Selon la loi fiscale fédérale, les membres d'un couple sont immédiatement considérés comme conjoints de fait s'ils vivent ensemble et qu'ils sont parents d'un enfant, et après un an de vie conjugale en l'absence de progéniture commune. Au palier provincial, la règle est la même. Seules les périodes de rupture conjugale de plus de 90 jours viennent interrompre la période de reconnaissance des 12 mois.

LA CARTE DES PERTES

45 %

Proportion des enfants de 6 ans qui sont nés dans une famille « traditionnelle » (couple marié vivant uniquement avec leurs enfants issus de cette relation)

31 %

Proportion des enfants de 8 ans ayant déjà vécu la séparation de leurs parents

13 %

Proportion des enfants de 6 ans qui ont déjà vécu avec un beau-parent

23,2 %

Proportion des enfants québécois qui vivent en garde partagée après une séparation, très majoritairement établie sans recours aux tribunaux

109 000

Nombre d'enfants vivant en garde partagée au Canada

1 285 000

Nombre de Québécois dont les parents se sont séparés (tous âges confondus)

Sources : Diversité et mouvance familiales pendant la petite enfance, Institut de la statistique du Québec, 2010, Enquête sociale générale de 2011, Statistique Canada, Comité consultatif sur le droit de la famille, 2015

ADAPTER LE SYSTÈME À LA RÉALITÉ

Traiter une famille recomposée comme n'importe quelle autre famille, en matière fiscale, n'a aucun sens selon plusieurs experts. « Il y a des incohérences dans notre système, souligne Me Alain Roy, professeur de droit à l'Université de Montréal, qui a présidé le Comité consultatif sur le droit de la famille.

Dans son rapport remis au gouvernement en juin dernier, le comité a d'ailleurs souligné que les règles fiscales avaient besoin d'une mise à jour pour s'adapter à la diversité des situations familiales.

« Les liens parentaux suivant une rupture se sont renforcés et les ententes de garde partagée sont devenues plus fréquentes, favorisant ainsi un meilleur partage des responsabilités financières entre les parents », peut-on lire dans le rapport.

À la suite d'une rupture, les familles monoparentales reçoivent plus d'aide gouvernementale, mais ça ne signifie pas que cette aide doit ensuite être revue à la baisse à la suite d'une recomposition. « L'État présume d'une mise en commun des ressources financières du nouveau couple, notamment pour contribuer aux dépenses liées à l'enfant.

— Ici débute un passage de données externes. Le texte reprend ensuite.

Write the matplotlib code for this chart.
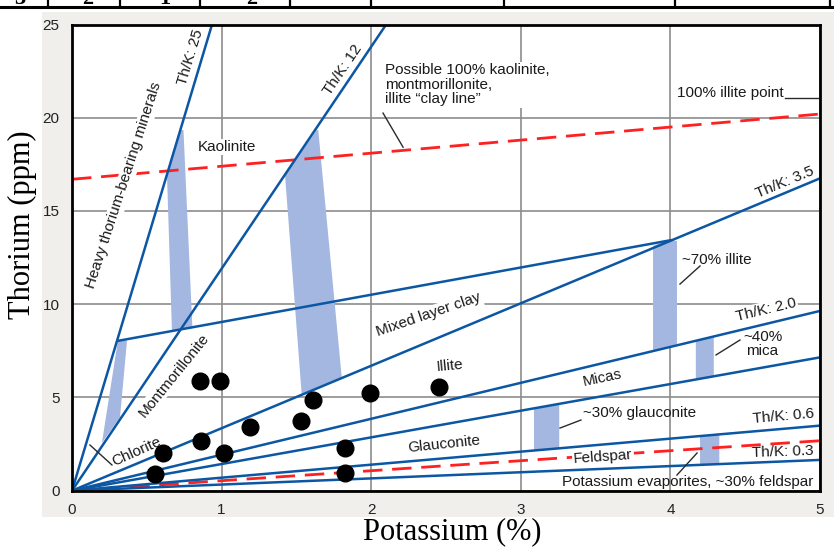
import matplotlib
matplotlib.use('Agg')
import matplotlib.pyplot as plt
from matplotlib.patches import Rectangle, Polygon
from matplotlib.lines import Line2D
import numpy as np

# ---- data (K in %, Th in ppm) ----
# ratio lines from the origin: end points
RATIO_END_K = [0.936, 2.10, 5.0, 5.0, 5.0, 5.0, 5.0]
RATIO_END_TH = [25.0, 25.0, 16.75, 9.64, 7.15, 3.49, 1.65]

# mixed layer clay upper boundary
MIXED_K = [0.31, 4.0]
MIXED_TH = [8.04, 13.43]

# red dashed lines
CLAY_K = [0.0, 5.0]
CLAY_TH = [16.7, 20.2]
FELD_K = [0.0, 5.0]
FELD_TH = [0.0, 2.68]

# shaded bands (polygons)
BANDS = [
    [(0.307, 8.06), (0.368, 8.06), (0.321, 3.95), (0.20, 2.56)],               # chlorite
    [(0.722, 19.34), (0.745, 19.34), (0.805, 8.72), (0.668, 8.58), (0.635, 16.9)],  # kaolinite
    [(1.635, 19.34), (1.646, 19.34), (1.803, 6.08), (1.535, 5.2), (1.424, 16.9)],   # illite
    [(3.884, 13.12), (3.984, 13.44), (4.044, 13.39), (4.044, 7.85), (3.884, 7.52)],  # ~70% illite
    [(4.17, 8.05), (4.29, 8.28), (4.29, 6.13), (4.17, 5.96)],                  # ~40% mica
    [(3.088, 4.42), (3.257, 4.66), (3.257, 2.30), (3.088, 2.17)],              # ~30% glauconite
    [(4.198, 2.92), (4.327, 3.02), (4.327, 1.43), (4.198, 1.39)],              # feldspar
]

# sample points
PTS_K = [0.856, 0.989, 1.613, 1.992, 2.455, 1.19, 1.529, 0.86, 0.61, 1.018, 1.825, 0.555, 1.825]
PTS_TH = [5.90, 5.90, 4.86, 5.25, 5.58, 3.40, 3.72, 2.68, 2.0, 2.0, 2.31, 0.90, 0.97]

XTICKS = [0, 1, 2, 3, 4, 5]
YTICKS = [0, 5, 10, 15, 20, 25]

BLUE = '#0b57a4'
SHADE = '#a3b7e0'
RED = '#ff2020'
SANS = 'Liberation Sans'
SERIF = 'Liberation Serif'
FS = 11

W, H = 834, 549
fig = plt.figure(figsize=(W / 100, H / 100), dpi=100)
fig.patch.set_facecolor('white')

# grey panel behind the chart
fig.add_artist(Rectangle((42 / W, 1 - 517 / H), 1 - 42 / W, (517 - 12) / H,
                         transform=fig.transFigure, facecolor='#f1efeb', edgecolor='none', zorder=0))

# cut-off table above the figure
fig.add_artist(Line2D([0, 1], [1 - 7 / H, 1 - 7 / H], transform=fig.transFigure, color='black', lw=2.2))
for xp in [48, 120, 200, 290, 371, 504, 675, 830]:
    fig.add_artist(Line2D([xp / W, xp / W], [1 - 7 / H, 1], transform=fig.transFigure, color='black', lw=1.6))
for xp, s in [(20, '3'), (88, '2'), (165, '1'), (252, '2')]:
    fig.text(xp / W, 1 - 4 / H, s, fontsize=16, fontweight='bold', family=SERIF, ha='center', va='baseline')

ax = fig.add_axes([72 / W, 1 - 490.7 / H, (820 - 72) / W, (490.7 - 24.5) / H])
ax.set_facecolor('white')
ax.set_xlim(0, 5)
ax.set_ylim(0, 25)
ax.set_xticks(XTICKS)
ax.set_yticks(YTICKS)
ax.tick_params(length=0, labelsize=11, pad=9, labelcolor='#222222')
for lab in ax.get_xticklabels() + ax.get_yticklabels():
    lab.set_family(SANS)
ax.grid(True, color='#8c8c8c', lw=1.2, zorder=0.3)
ax.set_axisbelow(True)
for sp in ax.spines.values():
    sp.set_linewidth(2)
    sp.set_color('black')
    sp.set_zorder(6)

for poly in BANDS:
    ax.add_patch(Polygon(poly, closed=True, facecolor=SHADE, edgecolor='none', zorder=1))

for k, th in zip(RATIO_END_K, RATIO_END_TH):
    ax.plot([0, k], [0, th], color=BLUE, lw=1.8, zorder=2, solid_capstyle='butt')
ax.plot(MIXED_K, MIXED_TH, color=BLUE, lw=1.8, zorder=2)

ax.plot(CLAY_K, CLAY_TH, color=RED, lw=2.0, dashes=(7, 3.5), zorder=1.3)
ax.plot(FELD_K, FELD_TH, color=RED, lw=2.0, dashes=(7, 3.5), zorder=1.3)

ax.plot(PTS_K, PTS_TH, 'o', color='black', ms=12, zorder=5, clip_on=False)

box = dict(facecolor='white', edgecolor='none', pad=1.0)
tk = dict(family=SANS, fontsize=FS, color='#1a1a1a', ha='center', va='center', rotation_mode='anchor')
tl = dict(family=SANS, fontsize=FS, color='#1a1a1a', va='center')

ax.text(0.795, 23.25, 'Th/K: 25', rotation=73, **tk)
ax.text(1.81, 22.55, 'Th/K: 12', rotation=56, **tk)
ax.text(0.348, 16.39, 'Heavy thorium-bearing minerals', rotation=72, bbox=box, zorder=1.5, **tk)
ax.text(1.036, 18.43, 'Kaolinite', bbox=box, zorder=1.5, **tk)
ax.text(2.09, 22.93, 'Possible 100% kaolinite,\nmontmorillonite,\nillite \u201cclay line\u201d',
        family=SANS, fontsize=FS, color='#1a1a1a', ha='left', va='top', linespacing=1.05,
        bbox=box, zorder=1.5)
ax.text(4.76, 21.32, '100% illite point', ha='right', **tl)
ax.text(4.766, 16.55, 'Th/K: 3.5', rotation=22.7, **tk)
ax.text(4.08, 12.37, '~70% illite', ha='left', bbox=box, zorder=1.5, **tl)
ax.text(4.64, 9.69, 'Th/K: 2.0', rotation=13.5, bbox=box, zorder=1.5, **tk)
ax.text(4.485, 7.89, '~40%\nmica', ha='left', multialignment='center', linespacing=1.0, **tl)
ax.text(3.543, 6.04, 'Micas', rotation=12, **tk)
ax.text(3.416, 4.17, '~30% glauconite', ha='left', **tl)
ax.text(4.753, 4.0, 'Th/K: 0.6', rotation=5, **tk)
ax.text(4.753, 2.08, 'Th/K: 0.3', rotation=2, **tk)
ax.text(3.55, 1.81, 'Feldspar', rotation=4, bbox=box, zorder=1.5, **tk)
ax.text(4.953, 0.47, 'Potassium evaporites, ~30% feldspar', ha='right', **tl)
ax.text(2.487, 2.5, 'Glauconite', rotation=6, **tk)
ax.text(2.527, 6.69, 'Illite', rotation=5, **tk)
ax.text(2.386, 9.42, 'Mixed layer clay', rotation=19, bbox=box, zorder=1.5, **tk)
ax.text(0.682, 6.2, 'Montmorillonite', rotation=51, bbox=box, zorder=1.5, **tk)
ax.text(0.43, 2.07, 'Chlorite', rotation=24, **tk)

# leader lines
leaders = [
    ([2.079, 2.213], [20.25, 18.42]),
    ([4.766, 4.987], [21.06, 21.06]),
    ([4.064, 4.198], [11.08, 12.05]),
    ([4.305, 4.465], [7.28, 8.08]),
    ([3.262, 3.402], [3.36, 3.79]),
    ([4.044, 4.178], [0.84, 2.02]),
    ([0.12, 0.267], [2.45, 1.38]),
]
for xs, ys in leaders:
    ax.plot(xs, ys, color='#2a2a2a', lw=1.0, zorder=3)

fig.text(22 / W, 1 - 225 / H, 'Thorium (ppm)', family=SERIF, fontsize=22, rotation=90,
         ha='center', va='center')
fig.text(452 / W, 1 - 532 / H, 'Potassium (%)', family=SERIF, fontsize=22, ha='center', va='center')

fig.savefig('out.png', dpi=100)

Or, après un an de vie commune, combien de nouveaux couples mettent effectivement leurs ressources financières en commun ? demandent les auteurs. Peut-on réalistement présumer qu'après une année de cohabitation, ou même après quelques-unes, un beau-parent assumera les mêmes charges financières pour un enfant qu'un parent le ferait avec le même revenu ? »

Revenu Canada présume même que si une femme sans enfants emménage avec un homme qui est père, à temps plein ou en partageant la garde avec la mère, c'est la nouvelle belle-mère qui devient la « responsable » des enfants dans la maison, à la place du père. C'est donc à elle que seront envoyées les prestations pour enfants.

Autre problème : si une personne verse une pension à un ex-conjoint, pour les besoins des enfants ou du parent lui-même, elle ne dispose plus de ces sommes pour participer aux dépenses dans son nouveau ménage. Or, le calcul du revenu familial n'en tient pas compte.

« Ça peut prendre jusqu'à sept ans avant que les nouveaux conjoints mélangent leurs finances », souligne Marie Rhéaume, ex-présidente du Conseil de la famille et de l'enfance, qui avait soumis un rapport au gouvernement à ce sujet en 2008.

Marianne Fortier explique d'ailleurs que cette situation inquiète son nouveau conjoint. « Il élève mes deux garçons comme les siens, il contribue financièrement, mais si je meurs, il n'a aucune garantie qu'il pourra continuer à les voir, que mes fils vont continuer à voir leur demi-soeur », souligne-t-elle.

Le couple a l'intention de se marier, entre autres pour attester de la solidité du lien qui les unit, pour que le nouveau conjoint puisse revendiquer certains droits, s'il arrivait malheur à Mme Fortier.